In the dream state, we are faced with random situations, and while all that disjointedness may make sense in sleep, governed as sleep is by its own dream logic—where conventional logic is temporarily suspended, and just about anything is possible—the waking state shows the same disjointedness to be impossible and unrealistic. The film’s realism is then a surrealistic realism, and the film could be described as an ode to the realism of the irrational—something that it portrays in the form of a stark bunch of incidents which, in the waking world, may just as well signify or not signify anything.

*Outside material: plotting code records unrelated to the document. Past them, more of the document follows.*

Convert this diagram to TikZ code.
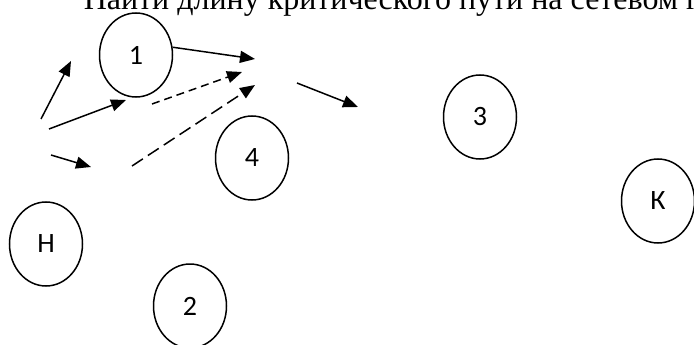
\documentclass[tikz,border=0pt]{standalone}
\usepackage{fontspec}
\setmainfont{Liberation Serif}
\newfontfamily\labelfont{Carlito}
\usetikzlibrary{arrows.meta}
\usetikzlibrary{shapes}

\begin{document}
\begin{tikzpicture}[x=1pt, y=-1pt, >={Triangle[length=15pt,width=12pt]}, line width=1.5pt,
	every node/.style={inner sep=0pt},
	event/.style={ellipse, draw, minimum width=73pt, minimum height=84pt, font=\labelfont\fontsize{28}{30}\selectfont},
	short dash/.style={dash pattern=on 8pt off 5pt},
	long dash/.style={dash pattern=on 13pt off 6pt}]
	\clip (0,0) rectangle (694,345);
	%Title
	\node [anchor=base west, font=\fontsize{32}{35}\selectfont] (title) at (83,10) {Найти длину критического пути на сетевом г};
	%Events
	\node [event] (n) at (46,244) {Н};
	\node [event] (e1) at (136,55) {1};
	\node [event] (e2) at (190,306) {2};
	\node [event] (e3) at (480,117) {3};
	\node [event] (e4) at (252,158) {4};
	\node [event] (k) at (658,201) {К};
	%Loose arrow ends
	\coordinate (a1s) at (41,119);
	\coordinate (a1e) at (71,61);
	\coordinate (a2s) at (49,129);
	\coordinate (a2e) at (126,100);
	\coordinate (a3s) at (51,155);
	\coordinate (a3e) at (91,167);
	\coordinate (a4e) at (255,59);
	\coordinate (a5s) at (152,104);
	\coordinate (a5e) at (242,72);
	\coordinate (a6s) at (132,166);
	\coordinate (a6e) at (255,85);
	\coordinate (a7s) at (297,83);
	\coordinate (a7e) at (358,107);
	%Arrows
	\draw[->] (a1s) -- (a1e);
	\draw[->] (a2s) -- (a2e);
	\draw[->] (a3s) -- (a3e);
	\draw[->] (e1.12) -- (a4e);
	\draw[->, short dash] (a5s) -- (a5e);
	\draw[->, long dash] (a6s) -- (a6e);
	\draw[->] (a7s) -- (a7e);
\end{tikzpicture}
\end{document}
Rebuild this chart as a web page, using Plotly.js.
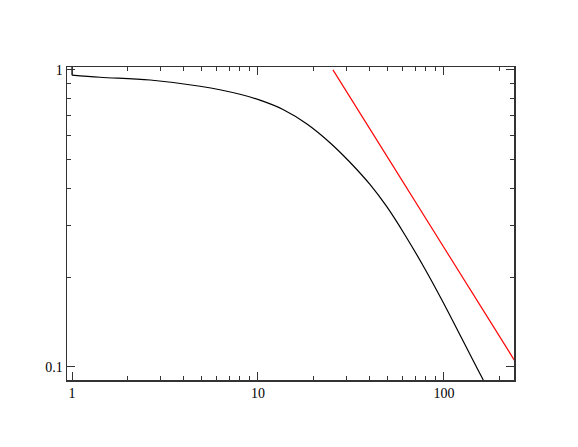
<!DOCTYPE html>
<html>
<head>
<meta charset="utf-8">
<script src="https://cdn.plot.ly/plotly-3.0.1.min.js"></script>
<style>
  body { margin: 0; background: #fff; }
  #plotArea { width: 578px; height: 447px; }
</style>
</head>
<body>
<div id="plotArea"></div>
<script>
// black curve (first two points = little vertical step at x=1)
var curveX = [1, 1, 1.415, 2.63, 4.88, 8.00, 10.25, 13.63, 18.34, 24.39, 31.23, 40.01, 49.38, 61.70, 79.05, 98.76, 162.1, 175];
var curveY = [1.03, 0.960, 0.945, 0.925, 0.881, 0.828, 0.791, 0.736, 0.658, 0.569, 0.489, 0.4116, 0.3457, 0.2783, 0.2138, 0.1655, 0.0908, 0.0835];

// red reference line (slope -1)
var lineX = [25.3, 240];
var lineY = [1, 0.105];

var xMajor = [1, 10, 100];
var xMajorText = ["1", "10", "100"];
var yMajor = [0.1, 1];
var yMajorText = ["0.1", "1"];
var xMinor = [2, 3, 4, 5, 6, 7, 8, 9, 20, 30, 40, 50, 60, 70, 80, 90, 200];
var yMinor = [0.2, 0.3, 0.4, 0.5, 0.6, 0.7, 0.8, 0.9];

var step = {
    x: curveX.slice(0, 2),
    y: curveY.slice(0, 2),
    mode: "lines",
    line: {color: "#000", width: 1.2},
    hoverinfo: "none"
};
var curve = {
    x: curveX.slice(1),
    y: curveY.slice(1),
    mode: "lines",
    line: {color: "#000", width: 1.2, shape: "spline", smoothing: 1},
    hoverinfo: "none"
};
var refLine = {
    x: lineX,
    y: lineY,
    mode: "lines",
    line: {color: "#ff0000", width: 1.2},
    hoverinfo: "none"
};

var axisStyle = {
    type: "log",
    showgrid: false,
    zeroline: false,
    showline: true,
    mirror: "allticks",
    linecolor: "#333",
    linewidth: 1.5,
    ticks: "inside",
    ticklen: 8,
    tickwidth: 1,
    tickcolor: "#333",
    tickmode: "array",
    tickfont: {family: "Liberation Serif, Times New Roman, serif", size: 14, color: "#000"}
};

var layout = {
    width: 578,
    height: 447,
    margin: {l: 67, r: 64, t: 67, b: 67},
    paper_bgcolor: "#fff",
    plot_bgcolor: "#fff",
    showlegend: false,
    xaxis: Object.assign({}, axisStyle, {
        range: [Math.log10(0.94), Math.log10(238)],
        tickvals: xMajor,
        ticktext: xMajorText,
        minor: {tickmode: "array", tickvals: xMinor, ticks: "inside", ticklen: 4, tickcolor: "#333", tickwidth: 1}
    }),
    yaxis: Object.assign({}, axisStyle, {
        range: [Math.log10(0.0904), Math.log10(1.023)],
        tickvals: yMajor,
        ticktext: yMajorText,
        minor: {tickmode: "array", tickvals: yMinor, ticks: "inside", ticklen: 4, tickcolor: "#333", tickwidth: 1}
    })
};

Plotly.newPlot("plotArea", [step, curve, refLine], layout, {staticPlot: true});
</script>
</body>
</html>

If entropy is the natural state of the universe, then Un Chien Andalou, with its clash of random images, stands for entropy—and here I am succumbing to my human tendency to rationalize as I sift through chaos in search of beauty.
Dali himself appeared fleetingly in this film whose visuals defy the orderly world of a meaningful narrative. A range of fantastic and absurd images float around in no particular order, untethered, rooted in nothingness: ants crawl out from the palm of a human hand; books turn into pistols; a dismembered hand is poked at with a stick; the hand is then placed into a square box, which, earlier, a man in nun’s attire, wears around his neck when he cycles down the street; a figure on the road is mowed down by a passing vehicle; and two pianos with donkey carcasses on top, tied to two priests, are dragged across a room, with ropes. These visuals frustrate the viewer in their non-amenability to any sort of pattern. Yet, the non sequitur-ness that is irritating is, paradoxically, liberating since everything is both relevant and irrelevant, real and unreal. A surrealist work such as Un Chien Andalou is everything that the viewer wants it to be, and everything that the viewer does not want it to be.